Goal –
Omit all pictures. Copy the rest of the material exactly.
————————
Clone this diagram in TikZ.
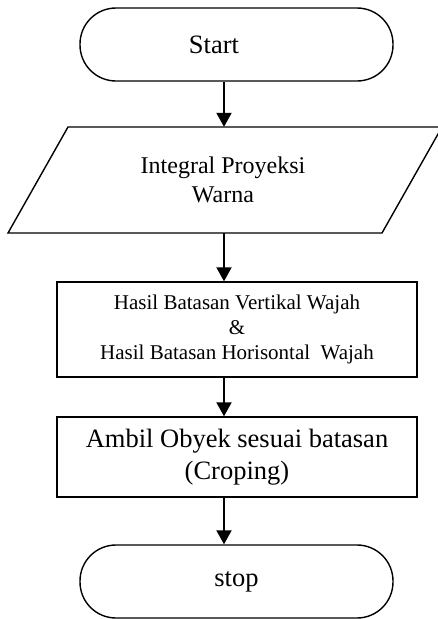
\documentclass[tikz,border=0pt]{standalone}
\usepackage{fontspec}
\setmainfont{Liberation Serif}
\usetikzlibrary{arrows.meta}
\begin{document}
\begin{tikzpicture}[x=1pt,y=-1pt,
  shapeline/.style={draw=black,line width=1.4pt},
  term/.style={shapeline,rectangle,rounded corners=36pt,minimum width=313pt,minimum height=73pt,inner sep=0pt,font=\fontsize{26.5}{32}\selectfont},
  procbox/.style={shapeline,rectangle,minimum width=360pt,inner sep=0pt,align=center},
  arr/.style={line width=2pt,-{Triangle[length=14pt,width=15pt]}}]
\useasboundingbox (0,0) rectangle (437,619);
\coordinate (ax) at (224,0);
\node[term] (start) at (236.5,44.5) {\hspace*{-45pt}Start};
\draw[shapeline,line join=miter] (8,233) -- (382,233) -- (442,127) -- (68,127) -- cycle;
\node[rectangle,minimum height=106pt,inner sep=0pt,align=center,font=\fontsize{24}{29}\selectfont] (io) at (223,180) {Integral Proyeksi\\Warna};
\node[procbox,minimum height=95pt,font=\fontsize{21}{25}\selectfont] (res) at (237,329.5) {Hasil Batasan Vertikal Wajah\\\&\\Hasil Batasan Horisontal\ \ Wajah};
\node[procbox,minimum height=80pt,font=\fontsize{26.5}{32}\selectfont] (crop) at (237,457) {Ambil Obyek sesuai batasan\\(Croping)};
\node[term] (stop) at (236.5,581.5) {stop};
\draw[arr] (start.south -| ax) -- (io.north -| ax);
\draw[arr] (io.south -| ax) -- (res.north -| ax);
\draw[arr] (res.south -| ax) -- (crop.north -| ax);
\draw[arr] (crop.south -| ax) -- (stop.north -| ax);
\end{tikzpicture}
\end{document}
————————
Complete answer –
Clone this diagram in TikZ.
\documentclass[tikz,border=0pt]{standalone}
\usepackage{fontspec}
\setmainfont{Liberation Serif}
\usetikzlibrary{arrows.meta}
\begin{document}
\begin{tikzpicture}[x=1pt,y=-1pt,
  shapeline/.style={draw=black,line width=1.4pt},
  term/.style={shapeline,rectangle,rounded corners=36pt,minimum width=313pt,minimum height=73pt,inner sep=0pt,font=\fontsize{26.5}{32}\selectfont},
  procbox/.style={shapeline,rectangle,minimum width=360pt,inner sep=0pt,align=center},
  arr/.style={line width=2pt,-{Triangle[length=14pt,width=15pt]}}]
\useasboundingbox (0,0) rectangle (437,619);
\coordinate (ax) at (224,0);
\node[term] (start) at (236.5,44.5) {\hspace*{-45pt}Start};
\draw[shapeline,line join=miter] (8,233) -- (382,233) -- (442,127) -- (68,127) -- cycle;
\node[rectangle,minimum height=106pt,inner sep=0pt,align=center,font=\fontsize{24}{29}\selectfont] (io) at (223,180) {Integral Proyeksi\\Warna};
\node[procbox,minimum height=95pt,font=\fontsize{21}{25}\selectfont] (res) at (237,329.5) {Hasil Batasan Vertikal Wajah\\\&\\Hasil Batasan Horisontal\ \ Wajah};
\node[procbox,minimum height=80pt,font=\fontsize{26.5}{32}\selectfont] (crop) at (237,457) {Ambil Obyek sesuai batasan\\(Croping)};
\node[term] (stop) at (236.5,581.5) {stop};
\draw[arr] (start.south -| ax) -- (io.north -| ax);
\draw[arr] (io.south -| ax) -- (res.north -| ax);
\draw[arr] (res.south -| ax) -- (crop.north -| ax);
\draw[arr] (crop.south -| ax) -- (stop.north -| ax);
\end{tikzpicture}
\end{document}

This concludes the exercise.